Paper No. 6
Presentation Time: 3:15 PM
THE GEOLOGY OF CENTRAL PIEDMONT, CAROLINA TERRANE, NC
Geologic study and mapping of Rowan (Rw), Davie (De) and Davidson (Dd) counties reveals a long history of sedimentation, volcanism, terrane accretation and at least three tectonic intrusive episodes. The area is Carolina Terrane (CT); western 75 % is Charlotte and about 25% at the eastern boundary is Carolina Slate Belt (CSB). The western boundary of Rw is close to the Bridle Creek Fault, separating CT from Inner Piedmont Cat's Square terrane to the west. The oldest and most widespread rocks are late Protorozoic or early Paleozoic amphibolites and granitic gneiss cut by metagranites and metadiorites. These rocks are intruded by gabbro (400 Ma), leucocratic meta-adamellite (385-415 Ma), post-metamorphic granites (Woodleaf ca 265-290 Ma) and two porphyritic granite plutons (290 Ma) with euhedral microcline phenocrysts, by a 243 Ma orbicular diorite dike, Jurassic diabase dikes and by widespread fracture filling and replacement zeolite alteration (laumontite). Small metamorphosed ultramafic rocks crop out in the western part of Rw County. Outcrops appear to be lenses and are composed of talc, chlorite, and tremolite. A 1 km. long ridge and smaller exposures of quartzite crops out in the western part of Rw County. The 320-330 Ma Salisbury shear zone, an internal tectonic feature in CT, is 45 mile long, 2-5 mile wide; it strikes N 20-60 E. and dips 80-85 NW. It consists of sheared ultramylonite schist, mylonite gneiss, protomylonites, and cataclasites with considerable neomineralization and some fluxion structure plus small to large unsheared blocks of metasedimentary and metavolcanics.

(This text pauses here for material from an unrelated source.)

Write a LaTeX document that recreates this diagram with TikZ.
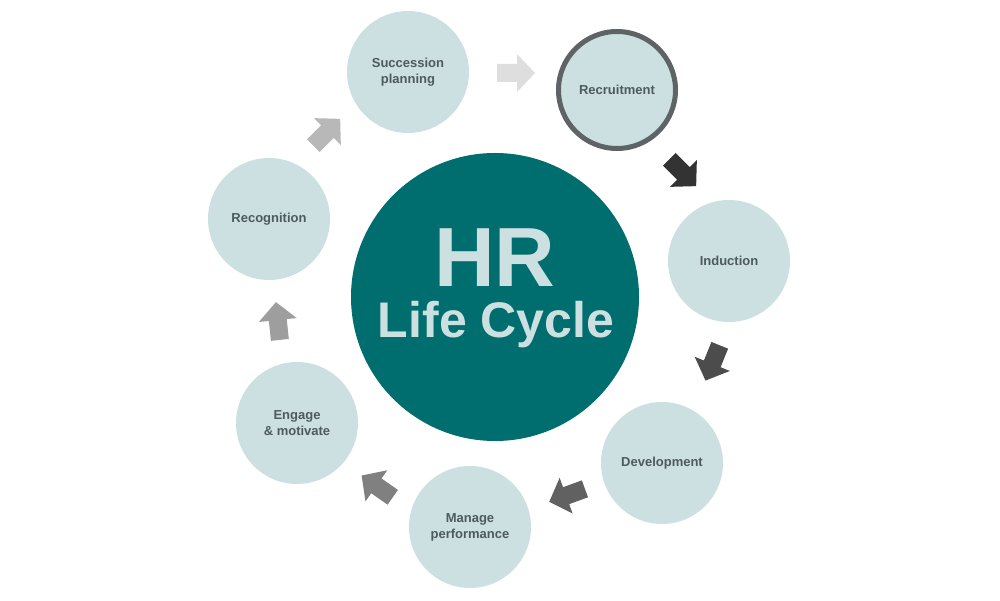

It extends from Cabarrus across Rw into middle Dd Counties, NC. The CSB occurs in the SE part of Rw and Dd counties as a thick sequence of lower greenschist facies mafic to intermediate to felsic volcanic (predominantly calc-alkaline) and volcanoclastic rocks interbedded with mudstone, shales, siltstones, and argillites of late Precambrian to Cambrian age. The rocks have been folded into a plunging anticline and syncline cut by the Gold-Hill - Silver-Hill shear zone (400-385 Ma), a northeast trending 120 km. long, 3-7 km wide zone of phyllonites plus unsheared metasedimentary and metavolcanic rocks.